Are there best practices out there for loading data into a database, to be used with a new installation of an application? For example, for application foo to run, it needs some basic data before it can even be started. I've used a couple options in the past:

TSQL for every row that needs to be preloaded:

IF NOT EXISTS (SELECT * FROM Master.Site WHERE Name = @SiteName)
INSERT INTO [Master].[Site] ([EnterpriseID], [Name], [LastModifiedTime], [LastModifiedUser])
VALUES (@EnterpriseId, @SiteName, GETDATE(), @LastModifiedUser)

Another option is a spreadsheet. Each tab represents a table, and data is entered into the spreadsheet as we realize we need it. Then, a program can read this spreadsheet and populate the DB.

There are complicating factors, including the relationships between tables. So, it's not as simple as loading tables by themselves.
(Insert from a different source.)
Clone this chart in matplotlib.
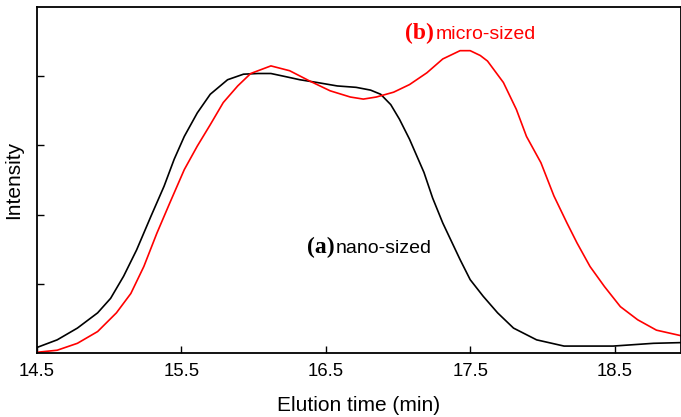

For example, if we create Security.Member rows, then we want to add those members to Security.Role, we need a way of maintaining that relationship.

Another factor is that not all databases will be missing this data. Some locations will already have most of the data, and others (that may be new locations around the world), will start from scratch.

Any ideas are appreciated.

+1  A: 

If it's not a lot of data, the bare initialization of configuration data - we typically script it with any database creation/modification.

With scripts you have a lot of control, so you can insert only missing rows, remove rows which are known to be obsolete, not override certain columns which have been customized, etc.

If it's a lot of data, then you probably want to have an external file(s) - I would avoid a spreadsheet, and use a plain text file(s) instead (BULK INSERT). You could load this into a staging area and still use techniques like you might use in a script to ensure you don't clobber any special customization in the destination. And because it's under script control, you've got control of the order of operations to ensure referential integrity.

Cade Roux
+1  A: 

I'd recommend a combination of the 2 approaches indicated by Cade's answer.

Step 1. Load all the needed data into temp tables (on Sybase, for example, load data for table "db1..table1" into "temp..db1_table1"). In order to be able to handle large datasets, use bulk copy mechanism (whichever one your DB server supports) without writing to transaction log.

Step 2. Run a script which as a main step will iterate over each table to be loaded, if needed create indexes on newly created temp table, compare the data in temp table to main table, and insert/update/delete differences. Then as needed the script can do auxillary tasks like the security role setup you mentioned.